Today, wife-and-husband Anna and Graydon Carter (of Air Mail fame) have launched Electragram, a digital mailing service that aims to return the personal touch of old-school communication to the Internet. Electragram enables users to craft customized cards, with a range of colors, icons, and illustrations—for reasons that range from thank-you notes to general well wishes. The project cuts out the, at times, expensive or too sluggish middleman of snail mail, but retains the charm of composing a handwritten message.
“Life is about communication and connection. In our hurried, technology-focused world, I felt that there was really no charmingly personal or sophisticated way to communicate online,” CEO and cofounder Anna states. “I also love that it is, by definition, sustainable, in that it eliminates the waste of sending paper correspondence.”

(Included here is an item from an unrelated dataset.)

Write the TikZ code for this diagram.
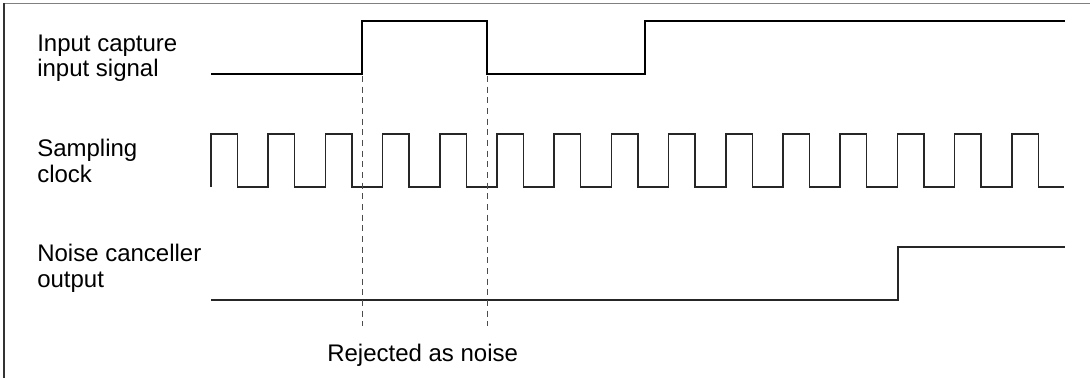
\documentclass[tikz,border=0pt]{standalone}
\usepackage{fontspec}
\setmainfont{Liberation Sans}
\begin{document}
\begin{tikzpicture}[x=0.75pt,y=-0.75pt,
  sig/.style={line width=1.1pt,black!85,line join=miter},
  guide/.style={line width=0.7pt,black!70,dash pattern=on 4.5pt off 3.5pt},
  lbl/.style={anchor=base west,inner sep=0pt,align=left,font=\fontsize{18}{18.9}\selectfont}]
\useasboundingbox (0,0) rectangle (1090,378);
% frame
\draw[line width=1.2pt,black!50] (4,3.5) -- (1090,3.5);
\draw[line width=1.2pt,black!80] (4,3.5) -- (4,378);
% labels (anchor at baseline of last line)
\node[lbl] (lin) at (37,77) {Input capture\\input signal};
\node[lbl] (lclk) at (37,182) {Sampling\\clock};
\node[lbl] (lout) at (37,287) {Noise canceller\\output};
\node[lbl] (lrej) at (327,361) {Rejected as noise};
% input capture signal
\draw[sig,black] (211,74) -- (362,74) -- (362,21) -- (487,21) -- (487,74) -- (645,74) -- (645,21) -- (1065,21);
% sampling clock
\draw[sig] (211,187) \foreach \k in {0,...,14}{ -- ({211+57.2*\k},187) -- ({211+57.2*\k},134) -- ({237.5+57.2*\k},134) -- ({237.5+57.2*\k},187)} -- (1064,187);
% noise canceller output
\draw[sig] (211,300) -- (898,300) -- (898,247) -- (1065,247);
% guides
\coordinate (g1t) at (362,76);
\coordinate (g1b) at (362,326);
\coordinate (g2t) at (487,76);
\coordinate (g2b) at (487,326);
\draw[guide] (g1t) -- (g1b);
\draw[guide] (g2t) -- (g2b);
\end{tikzpicture}
\end{document}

Electragram also allows users to collect their own archive of notes, serving as a kind of “digital memory box.” After launch, the online company will release exclusive, limited-edition stationary designs by renowned artists, in addition to bespoke collaborations with luxury brands. Innovative creativity is in Electragram’s bones—beyond Graydon serving as Chief Creative Officer, the project is supported by angel investors Sir Jony Ive (the former chief design officer of Apple) and designer Tory Burch. The brand hopes to establish Electragram as a “daily destination for editorial and creative content,” offering an idiosyncratic answer to the modern question of correspondence.